Si Erdogan est en position de force vis-à-vis des europloucs grâce à son efficace chantage au terrorisme, il perd le nord sur tous les autres dossiers, dont certains tournent même au cauchemar pour lui.
Revenons un an en arrière... Son bébé daéchique et ses protégés qaédistes sont en pleine bourre en Syrie, Assad est en mauvaise posture, les Kurdes syriens sont sur le point d'être asphyxiés voire génocidés.

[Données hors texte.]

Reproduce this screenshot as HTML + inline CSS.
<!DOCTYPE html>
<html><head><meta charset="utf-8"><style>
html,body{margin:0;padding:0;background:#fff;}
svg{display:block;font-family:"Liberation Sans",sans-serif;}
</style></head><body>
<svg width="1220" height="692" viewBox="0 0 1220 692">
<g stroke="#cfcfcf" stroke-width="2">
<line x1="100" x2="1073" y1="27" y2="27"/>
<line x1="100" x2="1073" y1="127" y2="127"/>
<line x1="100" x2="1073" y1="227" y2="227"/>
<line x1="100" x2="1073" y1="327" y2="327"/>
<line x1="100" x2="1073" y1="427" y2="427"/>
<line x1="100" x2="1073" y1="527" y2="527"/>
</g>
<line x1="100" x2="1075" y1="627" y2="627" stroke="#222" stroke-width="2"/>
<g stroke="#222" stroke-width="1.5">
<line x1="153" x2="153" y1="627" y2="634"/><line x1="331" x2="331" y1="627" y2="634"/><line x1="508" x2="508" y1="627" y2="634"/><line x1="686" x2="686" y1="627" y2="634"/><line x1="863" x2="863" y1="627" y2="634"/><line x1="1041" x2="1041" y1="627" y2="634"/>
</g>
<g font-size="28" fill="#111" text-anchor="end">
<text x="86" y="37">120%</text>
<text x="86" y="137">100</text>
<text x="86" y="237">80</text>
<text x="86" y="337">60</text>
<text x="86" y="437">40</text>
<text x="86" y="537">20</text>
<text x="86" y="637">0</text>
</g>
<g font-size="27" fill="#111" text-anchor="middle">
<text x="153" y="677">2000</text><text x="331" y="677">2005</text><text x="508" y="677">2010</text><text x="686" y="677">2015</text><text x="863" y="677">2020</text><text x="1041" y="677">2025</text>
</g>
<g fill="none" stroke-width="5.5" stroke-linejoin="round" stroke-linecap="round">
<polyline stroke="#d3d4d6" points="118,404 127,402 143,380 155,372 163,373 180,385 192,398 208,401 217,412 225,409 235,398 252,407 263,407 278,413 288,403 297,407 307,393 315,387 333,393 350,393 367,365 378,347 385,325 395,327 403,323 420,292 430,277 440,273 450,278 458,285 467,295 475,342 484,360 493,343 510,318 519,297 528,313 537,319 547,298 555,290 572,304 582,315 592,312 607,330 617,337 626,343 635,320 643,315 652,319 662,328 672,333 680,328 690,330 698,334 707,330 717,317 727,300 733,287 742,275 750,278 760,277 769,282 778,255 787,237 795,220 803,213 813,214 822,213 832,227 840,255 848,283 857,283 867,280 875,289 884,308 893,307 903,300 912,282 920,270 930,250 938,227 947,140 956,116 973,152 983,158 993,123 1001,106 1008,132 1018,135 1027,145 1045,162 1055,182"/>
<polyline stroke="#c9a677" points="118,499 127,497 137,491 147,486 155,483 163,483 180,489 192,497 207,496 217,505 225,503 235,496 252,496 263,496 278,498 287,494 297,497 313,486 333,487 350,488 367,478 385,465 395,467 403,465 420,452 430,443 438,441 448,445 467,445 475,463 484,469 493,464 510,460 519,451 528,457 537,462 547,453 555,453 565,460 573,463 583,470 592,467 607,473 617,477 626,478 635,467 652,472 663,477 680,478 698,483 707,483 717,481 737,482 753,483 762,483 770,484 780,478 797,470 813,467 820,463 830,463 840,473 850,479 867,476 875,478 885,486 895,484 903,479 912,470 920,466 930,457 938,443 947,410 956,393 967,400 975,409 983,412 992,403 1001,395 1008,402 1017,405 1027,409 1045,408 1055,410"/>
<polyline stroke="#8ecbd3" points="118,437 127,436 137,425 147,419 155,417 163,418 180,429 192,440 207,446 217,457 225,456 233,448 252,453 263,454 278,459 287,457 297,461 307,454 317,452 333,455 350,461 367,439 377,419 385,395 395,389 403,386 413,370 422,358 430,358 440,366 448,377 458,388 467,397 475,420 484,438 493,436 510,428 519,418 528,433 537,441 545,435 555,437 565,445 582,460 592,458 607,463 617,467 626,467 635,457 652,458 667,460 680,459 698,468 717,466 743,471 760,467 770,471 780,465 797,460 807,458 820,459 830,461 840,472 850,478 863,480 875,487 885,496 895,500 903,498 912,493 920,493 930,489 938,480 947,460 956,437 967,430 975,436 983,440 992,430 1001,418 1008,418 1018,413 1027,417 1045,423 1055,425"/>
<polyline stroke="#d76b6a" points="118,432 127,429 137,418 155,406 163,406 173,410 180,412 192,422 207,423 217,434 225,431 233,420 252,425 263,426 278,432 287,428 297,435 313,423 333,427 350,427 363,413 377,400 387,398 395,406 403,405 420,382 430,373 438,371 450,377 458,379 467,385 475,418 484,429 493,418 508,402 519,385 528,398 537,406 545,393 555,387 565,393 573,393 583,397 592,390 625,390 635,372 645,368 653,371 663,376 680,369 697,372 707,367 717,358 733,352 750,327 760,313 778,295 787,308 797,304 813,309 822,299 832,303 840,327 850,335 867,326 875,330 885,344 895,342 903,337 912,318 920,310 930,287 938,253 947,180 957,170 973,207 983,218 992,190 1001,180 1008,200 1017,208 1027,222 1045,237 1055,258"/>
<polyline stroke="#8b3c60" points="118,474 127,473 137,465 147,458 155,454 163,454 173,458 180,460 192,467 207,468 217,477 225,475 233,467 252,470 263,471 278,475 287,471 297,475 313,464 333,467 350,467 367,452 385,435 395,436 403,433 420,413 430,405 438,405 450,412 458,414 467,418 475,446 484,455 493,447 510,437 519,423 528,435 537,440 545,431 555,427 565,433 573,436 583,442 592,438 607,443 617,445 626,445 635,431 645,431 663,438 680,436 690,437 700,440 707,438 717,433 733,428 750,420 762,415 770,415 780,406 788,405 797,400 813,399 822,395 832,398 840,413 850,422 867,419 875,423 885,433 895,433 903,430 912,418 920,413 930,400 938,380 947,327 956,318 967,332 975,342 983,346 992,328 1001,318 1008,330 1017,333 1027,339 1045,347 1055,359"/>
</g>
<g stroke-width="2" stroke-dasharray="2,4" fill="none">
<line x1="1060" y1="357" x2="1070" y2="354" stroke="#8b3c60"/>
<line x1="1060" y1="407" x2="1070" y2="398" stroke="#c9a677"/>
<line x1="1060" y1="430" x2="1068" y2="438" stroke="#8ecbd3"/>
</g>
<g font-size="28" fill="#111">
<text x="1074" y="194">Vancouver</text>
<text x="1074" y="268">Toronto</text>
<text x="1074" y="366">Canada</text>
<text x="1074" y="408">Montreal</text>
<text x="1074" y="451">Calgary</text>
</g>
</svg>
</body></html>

Et puis patatrac ! Les Russes interviennent en septembre et se retournent contre la Turquie après l'incident du Sukhoï, les Etats-uniens tournent lentement casaque et s’acoquinent avec les Kurdes syriens sous la pression de l'opinion publique internationale. Forts du double soutien américano-russe, les YPG prennent le contrôle de la quasi-totalité de la frontière turco-syrienne, l'EI voit ses routes d'approvisionnement en provenance de maman Turquie réduites à peau de chagrin. Plus personne ne parle du départ d'Assad et le sultan a réussi l'insigne exploit de transférer une partie de la guerre civile syrienne sur son propre territoire.

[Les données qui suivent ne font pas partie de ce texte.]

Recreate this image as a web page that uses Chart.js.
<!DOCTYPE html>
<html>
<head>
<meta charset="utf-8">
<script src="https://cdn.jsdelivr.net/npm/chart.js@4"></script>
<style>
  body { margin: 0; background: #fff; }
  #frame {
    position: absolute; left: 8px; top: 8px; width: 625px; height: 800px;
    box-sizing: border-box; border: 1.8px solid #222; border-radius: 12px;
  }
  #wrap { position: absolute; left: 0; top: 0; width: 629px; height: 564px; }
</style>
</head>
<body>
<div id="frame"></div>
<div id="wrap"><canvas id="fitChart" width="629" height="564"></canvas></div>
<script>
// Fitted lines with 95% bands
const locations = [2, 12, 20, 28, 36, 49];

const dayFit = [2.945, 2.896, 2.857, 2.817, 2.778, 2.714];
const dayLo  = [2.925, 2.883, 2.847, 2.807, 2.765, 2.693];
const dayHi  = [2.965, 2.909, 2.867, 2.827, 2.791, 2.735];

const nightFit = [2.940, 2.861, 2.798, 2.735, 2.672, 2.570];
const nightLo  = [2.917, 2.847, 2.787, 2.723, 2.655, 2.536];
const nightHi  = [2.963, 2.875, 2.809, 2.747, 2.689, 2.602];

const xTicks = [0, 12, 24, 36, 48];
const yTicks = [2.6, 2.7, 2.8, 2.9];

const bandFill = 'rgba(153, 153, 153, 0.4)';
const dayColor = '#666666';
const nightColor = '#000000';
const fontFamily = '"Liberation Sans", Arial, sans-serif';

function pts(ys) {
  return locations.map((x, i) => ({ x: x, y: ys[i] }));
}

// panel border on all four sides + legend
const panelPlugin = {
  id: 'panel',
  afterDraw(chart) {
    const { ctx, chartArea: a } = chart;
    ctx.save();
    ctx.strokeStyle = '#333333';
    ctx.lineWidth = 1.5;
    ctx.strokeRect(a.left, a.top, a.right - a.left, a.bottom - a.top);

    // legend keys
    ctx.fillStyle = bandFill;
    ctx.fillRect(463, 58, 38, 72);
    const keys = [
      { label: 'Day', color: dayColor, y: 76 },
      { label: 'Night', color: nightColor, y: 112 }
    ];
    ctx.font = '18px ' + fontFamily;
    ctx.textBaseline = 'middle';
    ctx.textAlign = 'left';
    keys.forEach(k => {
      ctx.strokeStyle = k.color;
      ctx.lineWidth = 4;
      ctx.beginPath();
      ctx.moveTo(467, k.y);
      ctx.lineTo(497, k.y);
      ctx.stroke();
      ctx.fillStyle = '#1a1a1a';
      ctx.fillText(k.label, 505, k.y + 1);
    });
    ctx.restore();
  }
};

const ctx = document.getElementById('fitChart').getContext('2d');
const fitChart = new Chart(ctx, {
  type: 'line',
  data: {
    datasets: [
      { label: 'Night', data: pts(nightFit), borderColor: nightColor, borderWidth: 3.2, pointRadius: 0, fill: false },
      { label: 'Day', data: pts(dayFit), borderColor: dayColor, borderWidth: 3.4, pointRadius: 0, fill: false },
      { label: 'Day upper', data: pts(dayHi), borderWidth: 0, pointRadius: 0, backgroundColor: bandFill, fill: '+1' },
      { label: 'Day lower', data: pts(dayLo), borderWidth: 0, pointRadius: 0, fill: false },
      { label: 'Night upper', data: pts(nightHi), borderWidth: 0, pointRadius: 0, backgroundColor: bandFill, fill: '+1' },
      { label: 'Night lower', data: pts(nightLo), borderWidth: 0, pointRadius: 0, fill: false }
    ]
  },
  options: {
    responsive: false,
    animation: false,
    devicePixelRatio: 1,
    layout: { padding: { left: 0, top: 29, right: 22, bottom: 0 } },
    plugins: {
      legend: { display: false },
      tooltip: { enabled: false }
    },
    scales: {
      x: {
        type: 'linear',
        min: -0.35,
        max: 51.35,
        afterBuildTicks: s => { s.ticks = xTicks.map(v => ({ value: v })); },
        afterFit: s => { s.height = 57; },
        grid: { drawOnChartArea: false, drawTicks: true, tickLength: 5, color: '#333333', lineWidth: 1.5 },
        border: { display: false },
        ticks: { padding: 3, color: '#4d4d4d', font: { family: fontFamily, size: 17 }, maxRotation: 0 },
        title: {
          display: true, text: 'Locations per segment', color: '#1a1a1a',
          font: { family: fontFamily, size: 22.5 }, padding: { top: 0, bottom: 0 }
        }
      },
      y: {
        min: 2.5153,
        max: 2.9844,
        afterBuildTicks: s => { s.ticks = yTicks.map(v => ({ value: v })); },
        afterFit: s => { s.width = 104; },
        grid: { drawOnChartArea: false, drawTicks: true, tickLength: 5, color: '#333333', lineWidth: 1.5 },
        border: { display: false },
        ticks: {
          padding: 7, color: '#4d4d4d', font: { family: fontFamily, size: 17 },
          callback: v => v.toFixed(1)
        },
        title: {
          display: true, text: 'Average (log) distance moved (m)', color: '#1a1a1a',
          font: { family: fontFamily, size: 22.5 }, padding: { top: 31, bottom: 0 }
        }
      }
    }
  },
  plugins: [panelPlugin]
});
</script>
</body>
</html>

Deux récentes évolutions semblent indiquer qu'il est bien parti pour boire le calice jusqu'à la lie.
Pour la première fois, Erdogan a accusé la Russie de fournir des armements (notamment anti-aériens) directement au PKK et non plus seulement aux YPG syriennes. Si Moscou a mollement démenti - "Donnez des preuves" -, la plainte turque n'est peut-être pas infondée. Nous en évoquions d'ailleurs la possibilité après la bourde du 24 novembre.
Du coup, le sultan est en mode panique et ne "sait plus quoi faire" pour renouer avec les Russes. Il sait, bien évidemment - et le Kremlin ne se prive pas de le lui rappeler : excuses publiques et réparations. Mais ça, le mamamouchi mégalomane ne peut l'accepter sous peine de perdre la face, alors qu'il s'est récemment lancé dans l'autoritarisme.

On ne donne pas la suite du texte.